The nature of the material modification depends on the laser fluence deposited on the sample, which in turn can be controlled by tuning multiple experimental parameters such as average laser power, repetition rate, pulse width, scan speed, and numerical aperture of the focusing objective. In order to use this process to realize light-guiding devices, we must induce a smooth refractive index modification in the substrate, which can then be used to fabricate waveguides by translating the sample with respect to the laser’s focal spot. Furthermore, the fabricated waveguides must show single mode operation and low propagation losses at all wavelengths of interest; therefore, a critical part in the device’s fabrication is finding the correct waveguide fabrication parameters.
The optimal recipe was determined experimentally by exploring extensively the multidimensional fabrication parameter space. Using a 1030 nm wavelength, 190 fs pulse-width laser with 1 MHz repetition rate (Light Conversion CARBIDE CB5), multiple waveguides were fabricated by tuning the average laser power, the sample translation speed, and the number of repeated scans of the same waveguide. After identifying the most promising waveguides in each fabrication run, a narrower parameter range was explored to refine and determine the best possible parameter set. Through this iterative process, single mode waveguides with propagation losses as low as 0.3 dB/cm were achieved for both 638 and 561 nm illumination; the corresponding fabrication parameters were 250 mW average laser power, 45 mm/s sample translation speed and 2 scans for each waveguide. Waveguides were fabricated at a depth of 15 μm from the chip’s bottom surface. The fabricated waveguides exhibited slightly elliptical single-mode profiles, with 1/e^2^ mode diameters of 4.2 μm (horizontal) × 4.7 μm (vertical) at 638 nm, and 3.4 μm (horizontal) × 3.6 μm (vertical) at 561 nm.
By increasing the fluence deposited into the substrate, laser ablation can occur, resulting in material removal when the laser is focused near the chip’s surface. This fabrication regime can be exploited to fabricate groove-like trenches between adjacent waveguides. These structures are used to provide the best compromise between power dissipation and temporal response in the thermo-optic phase shifting process, as thoroughly described in ref ?.
Trenches measuring 3 mm in length, 10 μm in depth and 8 μm in width were fabricated by ablating three parallel lines spaced horizontally by 1 μm, using 310 mW average laser power and 4 mm/s translation speed, with two scans per line. This structure was repeated vertically, with a 2 μm vertical spacing, up to the desired trench depth.
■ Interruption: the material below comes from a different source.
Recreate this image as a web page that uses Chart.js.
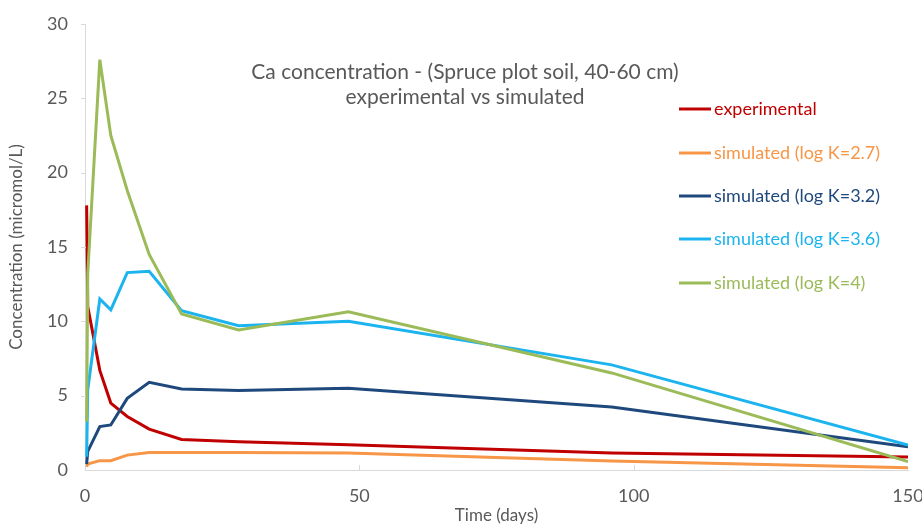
<!DOCTYPE html>
<html>
<head>
<meta charset="utf-8">
<script src="https://cdn.jsdelivr.net/npm/chart.js@4.4.1/dist/chart.umd.min.js"></script>
<style>
  html, body { margin: 0; padding: 0; background: #fff; }
  #wrap { width: 922px; height: 527px; }
</style>
</head>
<body>
<div id="wrap"><canvas id="lineChart" width="922" height="527"></canvas></div>
<script>
// --- donnees ---
var days = [0.3, 0.5, 2.7, 4.7, 7.7, 11.7, 17.6, 28, 48, 96, 150];
var experimental = [17.8, 11.0, 6.7, 4.5, 3.6, 2.75, 2.05, 1.9, 1.7, 1.15, 0.88];
var simLogK27 = [0.22, 0.4, 0.63, 0.63, 1.0, 1.17, 1.17, 1.17, 1.15, 0.6, 0.15];
var simLogK32 = [0.4, 1.25, 2.92, 3.03, 4.82, 5.9, 5.45, 5.34, 5.5, 4.24, 1.57];
var simLogK36 = [0.9, 5.4, 11.5, 10.77, 13.28, 13.37, 10.72, 9.71, 10.0, 7.07, 1.68];
var simLogK4 = [3.25, 13.2, 27.6, 22.5, 18.8, 14.5, 10.5, 9.42, 10.65, 6.53, 0.56];

var seriesLabels = ["experimental", "simulated (log K=2.7)", "simulated (log K=3.2)",
    "simulated (log K=3.6)", "simulated (log K=4)"];
var seriesColors = ["#C00000", "#F79646", "#1F497D", "#1CB4EE", "#9BBB59"];
var titleLines = ["Ca concentration - (Spruce plot soil, 40-60 cm)", "experimental vs simulated"];
var yTicks = [0, 5, 10, 15, 20, 25, 30];
var xTicks = [0, 50, 100, 150];

var FONT = "Lato";
var GREY = "#595959";

function points(values) {
    var pts = [];
    for (var i = 0; i < days.length; i++) {
        pts.push({ x: days[i], y: values[i] });
    }
    return pts;
}

function TraitGraph(label, values, color) {
    return {
        label: label,
        data: points(values),
        borderColor: color,
        backgroundColor: color,
        borderWidth: 3,
        pointRadius: 0,
        showLine: true,
        tension: 0,
        fill: false
    };
}

var allSeries = [experimental, simLogK27, simLogK32, simLogK36, simLogK4];
// ordre de dessin : le vert en dessous comme dans excel
var dataset = [];
for (var i = allSeries.length - 1; i >= 0; i--) {
    dataset.push(TraitGraph(seriesLabels[i], allSeries[i], seriesColors[i]));
}

// titre, legende et petites graduations
var overlay = {
    id: 'overlay',
    afterDraw: function (chart) {
        var ctx = chart.ctx;
        var xs = chart.scales.x, ys = chart.scales.y;
        ctx.save();

        // graduations vers l'interieur
        ctx.strokeStyle = "#D9D9D9";
        ctx.lineWidth = 1;
        for (var k = 1; k < yTicks.length; k++) {
            var py = Math.round(ys.getPixelForValue(yTicks[k])) + 0.5;
            ctx.beginPath();
            ctx.moveTo(xs.left - 4, py);
            ctx.lineTo(xs.left + 1, py);
            ctx.stroke();
        }
        for (var k = 1; k < xTicks.length - 1; k++) {
            var px = Math.round(xs.getPixelForValue(xTicks[k])) + 0.5;
            ctx.beginPath();
            ctx.moveTo(px, ys.bottom);
            ctx.lineTo(px, ys.bottom - 5);
            ctx.stroke();
        }

        // titre
        ctx.fillStyle = GREY;
        ctx.font = "21px " + FONT;
        ctx.textAlign = "center";
        ctx.textBaseline = "middle";
        ctx.fillText(titleLines[0], 465, 72);
        ctx.fillText(titleLines[1], 465, 97);

        // legende
        var rows = [109, 153, 196, 239, 283];
        ctx.font = "18px " + FONT;
        ctx.textAlign = "left";
        for (var j = 0; j < seriesLabels.length; j++) {
            ctx.strokeStyle = seriesColors[j];
            ctx.lineWidth = 3;
            ctx.beginPath();
            ctx.moveTo(679, rows[j]);
            ctx.lineTo(711, rows[j]);
            ctx.stroke();
            ctx.fillStyle = seriesColors[j];
            ctx.fillText(seriesLabels[j], 714, rows[j]);
        }
        ctx.restore();
    }
};

new Chart(document.getElementById("lineChart").getContext('2d'), {
    type: 'scatter',
    data: { datasets: dataset },
    options: {
        responsive: false,
        animation: false,
        layout: { padding: { top: 24, right: 14, left: 0, bottom: 0 } },
        plugins: {
            legend: { display: false },
            tooltip: { enabled: false }
        },
        scales: {
            x: {
                type: 'linear',
                min: 0,
                max: 150,
                afterBuildTicks: function (scale) {
                    scale.ticks = xTicks.map(function (v) { return { value: v }; });
                },
                afterFit: function (scale) {
                    scale.height = 57;
                    scale.paddingLeft = 0;
                    scale.paddingRight = 0;
                },
                grid: { display: false, drawTicks: false },
                border: { display: true, color: "#D9D9D9", width: 1 },
                ticks: { color: GREY, font: { family: FONT, size: 18 }, padding: 15, maxRotation: 0 },
                title: { display: true, text: "Time (days)", color: GREY, font: { family: FONT, size: 17 }, padding: { top: 0, bottom: 1 } }
            },
            y: {
                type: 'linear',
                min: 0,
                max: 30,
                afterBuildTicks: function (scale) {
                    scale.ticks = yTicks.map(function (v) { return { value: v }; });
                },
                afterFit: function (scale) {
                    scale.width = 85;
                    scale.paddingTop = 0;
                    scale.paddingBottom = 0;
                },
                grid: { display: false, drawTicks: false },
                border: { display: true, color: "#D9D9D9", width: 1 },
                ticks: { color: GREY, font: { family: FONT, size: 18 }, padding: 17 },
                title: { display: true, text: "Concentration (micromol/L)", color: GREY, font: { family: FONT, size: 17 }, padding: { top: 6, bottom: 0 } }
            }
        }
    },
    plugins: [overlay]
});
</script>
</body>
</html>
After trench fabrication, a short etching procedure (8 min into a 10 M KOH solution) was employed to remove any glass residue inside the trenches.
After FLM waveguide fabrication, a thermal annealing process is used to mitigate the internal stresses built up into the substrate during fabrication, which has been shown to improve the polarization insensitivity of the resulting waveguides.? Afterward, 700 μm are removed from the chip’s input and output facets to expose the waveguides. After lapping, the chip’s input and output facets need to be polished to avoid losses in input coupling and mode distortions in output coupling due to the chip’s surface roughness. This process is performed via mechanical polishing (Logitech LP50) using alumina oxide powder with varying degrees of particle size (30–1 μm) as abrasive slurry to progressively reduce the surface roughness and a last polishing step with colloidal silica (30 nm) to provide the final chip surfaces with optimal quality.
Mach–Zehnder Interferometers and Thermal Shifters Manufacturing
To enable amplitude control of the interference pattern, an MZI with a thermal phase shifter in one arm was integrated into the photonic chip (Figurea). By adjusting the relative optical power between the two output waveguides through a fine-tuning of the dissipated heat from the thermal phase shifter, the MZI allows the control of the interference contrast. A second thermal phase shifter fabricated on one of the two arms outside of the MZI modulates the phase between the outputs, enabling lateral translation of the structured illumination pattern. These optical functions are fully embedded in the glass substrate using FLM.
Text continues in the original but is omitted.